Toronto’s pre-construction condos market has long been a lucrative option for investors seeking significant returns. However, recent trends reveal an exodus of investors from this once-booming sector. Rising interest rates, escalating construction costs, and uncertain market conditions have created a perfect storm, leaving developers and buyers alike in a state of limbo.
This blog delves into the reasons behind the decline, the impact on Toronto’s real estate market, and whether the pre-construction condo sector can regain its appeal.
Why Are Investors Leaving Pre-Construction Condos?
Investors have traditionally been drawn to pre-construction condos for their potential to deliver strong returns. However, the market dynamics have shifted dramatically, causing many to rethink their strategies.
Rising Interest Rates: The Bank of Canada’s aggressive rate hikes over the past two years have significantly increased borrowing costs. For investors reliant on financing, higher interest rates erode profit margins, making other investment opportunities more attractive.
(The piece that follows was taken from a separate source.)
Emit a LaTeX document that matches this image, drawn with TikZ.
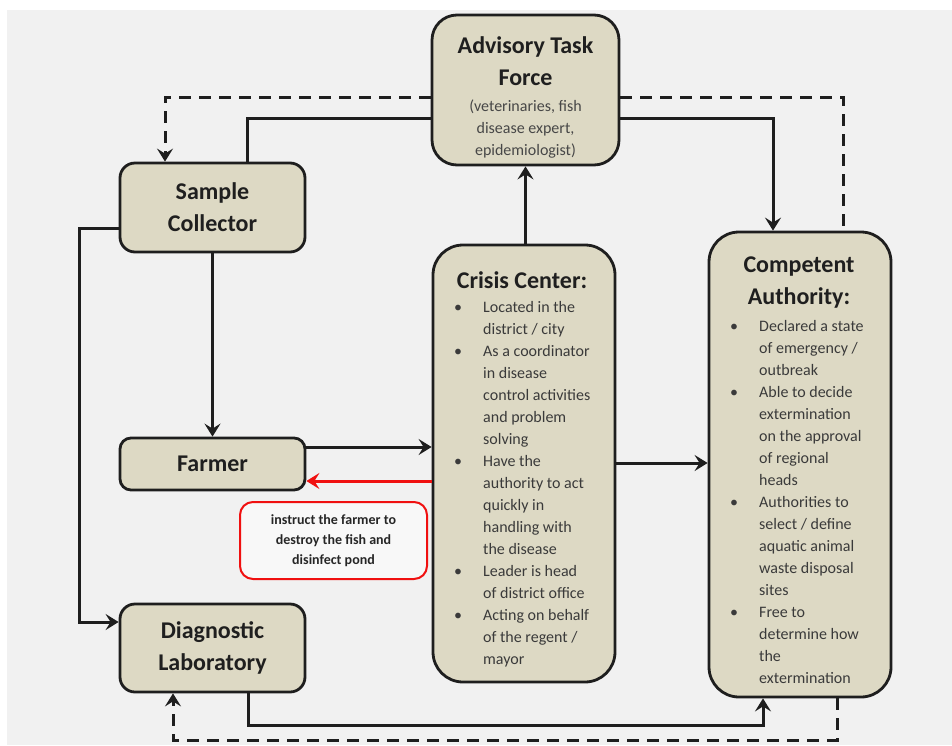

Escalating Construction Costs: Material and labor costs have surged, driving up the price of pre-construction units. Developers are passing these costs onto buyers, reducing the affordability and profitability of these investments.
Delays in Project Completion: Supply chain disruptions and labor shortages have caused significant delays in the completion of pre-construction condos. For investors, these delays mean longer wait times for rental income or resale opportunities, further reducing the market’s appeal.
Stricter Lending Rules: Financial institutions have tightened lending criteria for pre-construction purchases. Investors now face stricter scrutiny, with higher down payment requirements and stricter financial qualifications limiting access to financing.
Cooling Market Sentiment: Toronto’s real estate market has experienced a slowdown in activity. Pre-construction condos sales in the Greater Toronto Area (GTA) fell by 81% year-over-year in Q3 2024, marking the lowest sales level since the 1990s. Many investors are hesitant to commit amidst concerns over declining property values and reduced demand.
The Impact on Toronto’s Real Estate Market
The withdrawal of investors from the pre-construction condo market has had far-reaching consequences for Toronto’s housing landscape.
Project Cancellations and Delays: Developers often rely on pre-sales to secure financing for construction. The decline in investor interest has resulted in project delays and, in some cases, cancellations. This disrupts the housing supply pipeline, exacerbating Toronto’s housing shortage.
Insufficient Rental Inventory: Many investors purchase pre-construction condos as rental properties. With fewer units entering the rental market, Toronto’s already tight rental inventory faces additional strain, pushing rental prices higher despite cooling purchase prices.
Shift to End-User Buyers: Developers are now focusing their marketing efforts on end-users rather than investors. While this shift may help stabilize the market, it doesn’t fully compensate for the decline in sales volumes caused by investor flight.
Will Investors Return to Pre-Construction Condos?
The future of investor participation in the pre-construction condos market depends on several factors:
Interest Rate Trends: A reduction in interest rates would lower borrowing costs, potentially revitalizing investor interest. However, the Bank of Canada has indicated that rates are likely to remain elevated in the near term.
Market Stabilization: Investors may return once the market demonstrates consistent price stability and demand recovery. Clearer completion timelines and reduced uncertainty could also help restore confidence.
Incentives for Developers and Buyers; Government or developer-led incentives, such as reduced deposit requirements or price discounts, may entice investors back to the market. Offering rental guarantees or covering interim occupancy costs could also help.
What This Means for Developers and Buyers
The current market conditions pose significant challenges for developers and buyers:
- For Developers: Projects need to align more closely with the needs of end-users. Offering value-added incentives and ensuring realistic timelines are crucial to maintaining buyer interest.
- For Buyers: First-time buyers and end-users may find better opportunities as developers shift focus. However, affordability remains a key concern amidst rising costs.
Conclusion
The exodus of investors from Toronto’s pre-construction condos market highlights the sector’s vulnerabilities to economic pressures and shifting market sentiment. While the current downturn presents challenges, the market’s long-term prospects hinge on stabilizing key factors such as interest rates, construction costs, and buyer confidence.
For now, the road to recovery remains uncertain. Developers, policymakers, and market participants must adapt to the evolving landscape to ensure the continued viability of the pre-construction condo market in Toronto.